Still hoping IQuest-Coder gets the same treatment :)

▲ ranger_danger 7 hours ago | parent | prev | next [-]

What is the difference between the UD and non-UD files?

▲

danielhanchen 7 hours ago | parent [-]

UD stands for "Unsloth-Dynamic" which upcasts important layers to higher bits. Non UD is just standard llama.cpp quants. Both still use our calibration dataset.

▲

CamperBob2 6 hours ago | parent | next [-]

Please consider authoring a single, straightforward introductory-level page somewhere that explains what all the filename components mean, and who should use which variants.

The green/yellow/red indicators for different levels of hardware support are really helpful, but far from enough IMO.

▲

danielhanchen 6 hours ago | parent | next [-]

Oh good idea! In general UD-Q4_K_XL (Unsloth Dynamic 4bits Extra Large) is what I generally recommend for most hardware - MXFP4_MOE is also ok

▲

Keats 5 hours ago | parent [-]

Is there some indication on how the different bit quantization affect performance? IE I have a 5090 + 96GB so I want to get the best possible model but I don't care about getting 2% better perf if I only get 5 tok/s.

▲

mirekrusin 3 hours ago | parent [-]

It takes download time + 1 minute to test speed yourself, you can try different quants, it's hard to write down a table because it depends on your system ie. ram clock etc. if you go out of gpu.

I guess it would make sense to have something like max context size/quants that fit fully on common configs with gpus, dual gpus, unified ram on mac etc.

	▲	Keats 3 hours ago \| parent [-]
		Testing speed is easy yes, I'm mostly wondering about the quality difference between Q6 vs Q8_K_XL for example.

▲

segmondy 6 hours ago | parent | prev [-]

The green/yellow/red indicators are based on what you set for your hardware on huggingface.

▲

ranger_danger an hour ago | parent | prev [-]

What is your definition of "important" in this context?

▲ CamperBob2 3 hours ago | parent | prev | next [-]

Good results with your Q8_0 version on 96GB RTX 6000 Blackwell.
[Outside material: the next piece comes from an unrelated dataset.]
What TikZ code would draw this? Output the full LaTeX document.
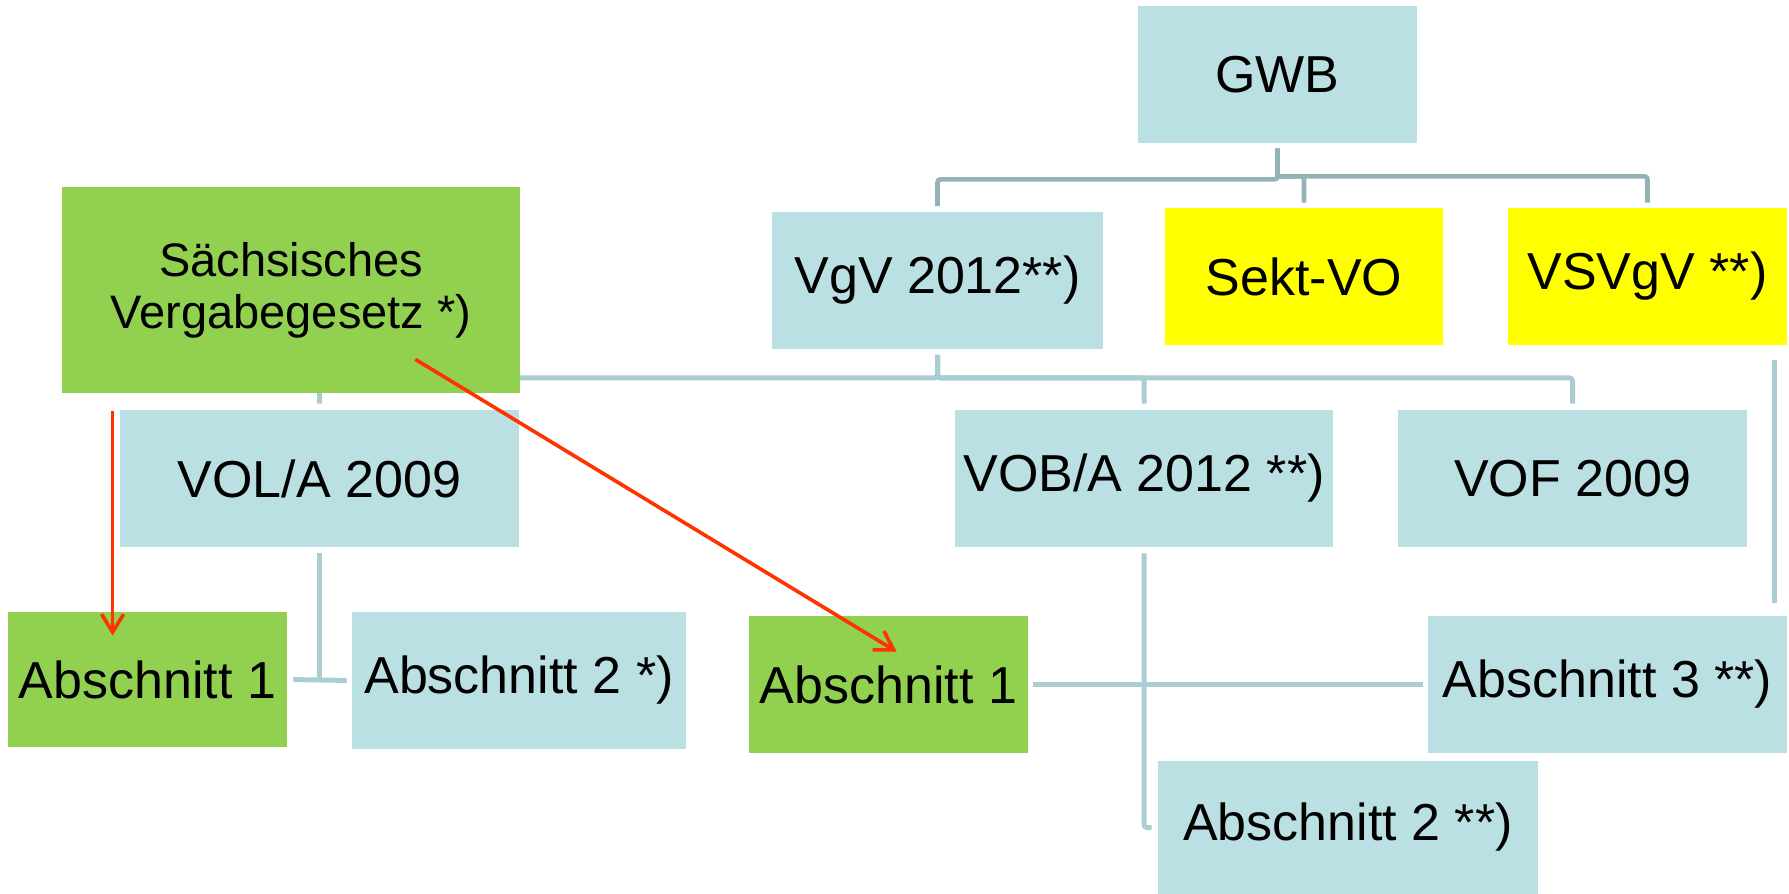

It one-shotted the Flappy Bird game and also wrote a good Wordle clone in four shots, all at over 60 tps. Thanks!

Is your Q8_0 file the same as the one hosted directly on the Qwen GGUF page?

▲ binsquare 7 hours ago | parent | prev [-]

How did you do it so fast?

Great work as always btw!

	▲	danielhanchen 6 hours ago \| parent [-]
		Thanks! :) We're early access partners with them!